Parametric Disjunctive Cuts for Sequences of Mixed Integer Linear Optimization Problems
Shannon Kelley, Aleksandr M. Kazachkov, Ted Ralphs
TL;DR
The paper addresses accelerating sequences of related MILPs by reusing disjunctive proofs through parametric disjunctive inequalities (PDIs). PDIs are constructed with parametric certificates derived from Farkas multipliers associated with large disjunctive terms, enabling valid cuts for perturbed instances without solving new cut-generating LPs. It provides sufficient conditions for hull support and a tightening step to recover it when needed, and integrates PDIs into a branch-and-cut framework. Empirical evaluation on perturbed MIPLIB 2017 instances shows that PDIs typically improve total solve time and often outperform non-parametric disjunctive cuts and the default solver configuration, with complementary strengths across perturbation types.
Abstract
Many applications require solving sequences of related mixed-integer linear programs.

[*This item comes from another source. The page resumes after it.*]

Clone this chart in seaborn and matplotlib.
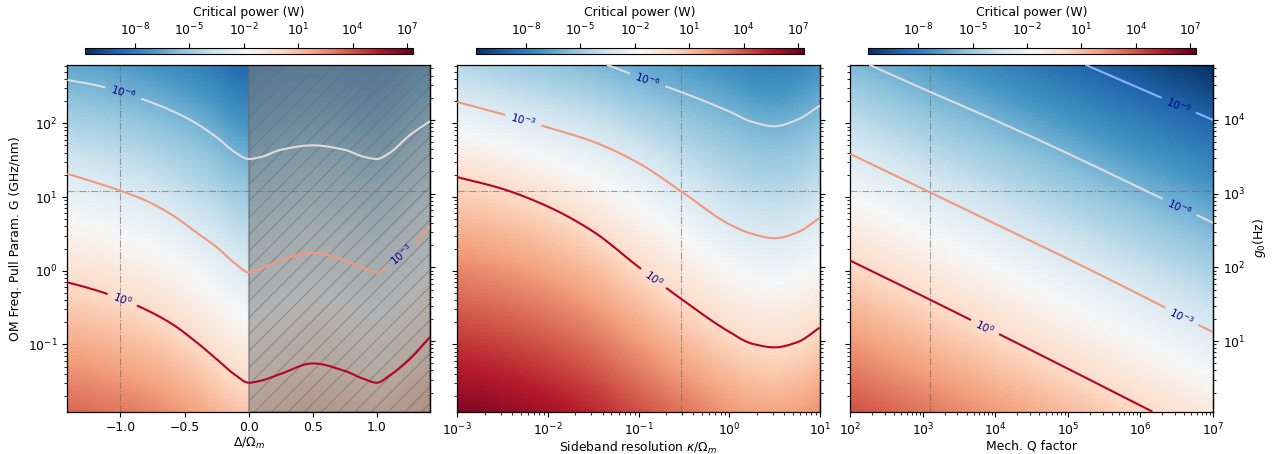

We introduce a class of parametric disjunctive inequalities (PDIs), obtained by reusing the disjunctive proofs of optimality from prior solves to construct cuts valid for perturbed instances. We describe several methods of generating such cuts that navigate the tradeoff between computational expense and strength. We provide sufficient conditions under which PDIs support the disjunctive hull and a tightening step that guarantees support when needed. On perturbed instances from MIPLIB 2017, augmenting branch-and-cut with PDIs substantially improves performance, reducing total solve times on the majority of challenging cases.